Become a modern leader. Climb the corporate ladder. Get past the broken rung.

Pink Taxi Cabs in Kinshasa: A Story of Female Entrepreneurship in Central Africa

Pink Taxi Cabs in Kinshasa, written by Jacob Pomeroy.

Despite almost unparalleled wealth in natural resources, the Democratic Republic of the Congo, with its chief export coming from mineral mining, remains one of the poorest countries in the world.  The blame resides mostly with the country’s lack of general infrastructure, coupled with seemingly endless political instability.   Kinshasa, the capital city, is home to more than 14 million residents, making it the largest French-speaking city in the world.

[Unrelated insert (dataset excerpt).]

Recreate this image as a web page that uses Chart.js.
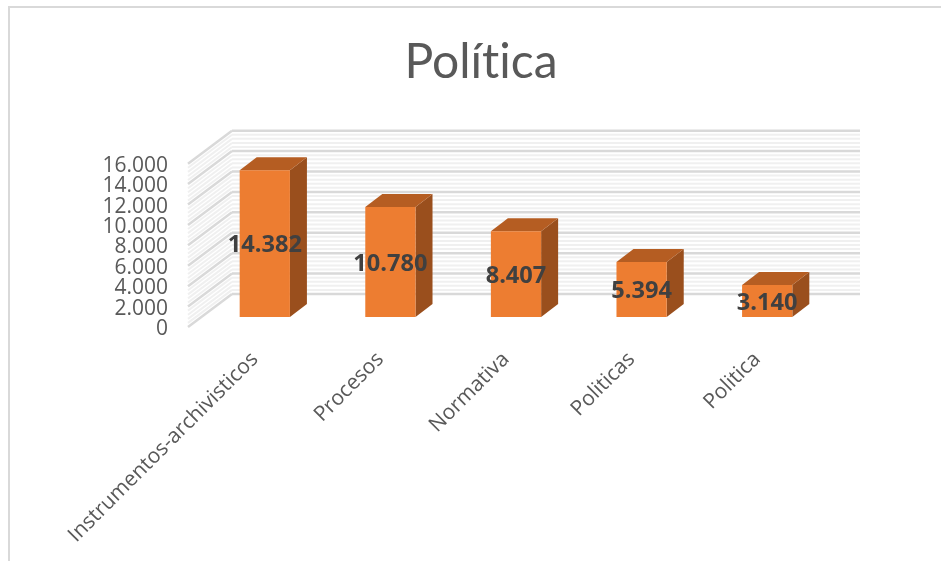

The capital itself shines an unflattering light on much of the country’s turmoil.  Even within its large underclass, women remain disproportionately affected, with 61% of women living below the poverty threshold compared to 51% of men.  In addition, Congolese women’s contributions to society, which have been indispensable and nationally recognized, remain marginalized.

Traditional “Western” style of living

Outside of the largely impoverished streets of Kinshasa, however, is a visible and steadily-growing upper class.  Walled off from the conditions surrounding them, and living in gated communities that offer a more traditional “Western” style of living. Some of these residents have taken aim at working to improve conditions for residents of the city.  Among them is Patricia Nzolantima, a Harvard and Stanford educated entrepreneur who holds high hopes for her fellow Congolese women.

Patricia, tuned in to some of the unique challenges that traversing Kinshasa entails, decided it was time for a change.   Like many large cities, the roads can be confusing and difficult to navigate.  However, unlike many of its counterparts, the majority of roads remain unpaved.  Also, the patrolmen (and women) assigned to direct traffic frequently provide contradictory directions. Thus making travel for those not intimately acquainted with the seemingly limitless roads and passageways an impenetrable task.  Patricia, however, has been the first entrepreneur in the city to provide a new solution.

Ubiz cabs

A striking contrast to all of the other cabs in Kinshasa, bright pink cars have driven exclusively by women, have begun to turn heads.  They offer clients snacks and drinks to make the otherwise stress-inducing drives around the city more pleasant. And also offers female clients a safe and secure method of travel.  One rider states- “I’ve always been a bit scared to drive in Kinshasa because it’s complicated but seeing a woman behind the wheel, it really gives you confidence.”  As only one of Patrica Nzolantima’s startups, Ubiz Cabs, has thus far proven her most immediately successful venture.

For her, it is not only a practical business model but also a way of offering other women in the country stable and relatively high-paid employment.  “Ever since I first became an entrepreneur, I’ve believed in women,” Nzolantima says – “I believe African women will succeed where men have failed.  Believe me, but women in positions of power and they’ll change the world.”

Aiming to make a big impact on the transport sector in the Congo

Ubiz has set up its own training academy, graduating over 100 women drivers in 2020 alone.  Academy lessons include standard aphorisms from the service industry, including the old tried and true – “the customer is always right.”  Most trainees and drivers for UBiz were previously unemployed, as one trainee exclaims – “first of all, there was no such thing as female taxi drivers here in the DRC, so when I saw they were hiring women I thought to myself, well this could be an opportunity for me.”  One trainee, Moukembi, previously employed as a nurse, stands to triple her salary if hired as a driver at Ubiz.

Ubiz cabs have already found success serving Kinshasa’s exclusive, but growing upper and middle class.  However, it can also hopefully contribute to further diminishing the city’s wealth disparity, not only providing dozens of Congolese women with stable employment but also encouraging and inspiring other hopeful entrepreneurs, both female and male, to help bring greater economic stability and prosperity to the country.  In the case of Congolese entrepreneurship, the future most definitely seems to be female, rocketing towards a brighter future in a pink taxi cab.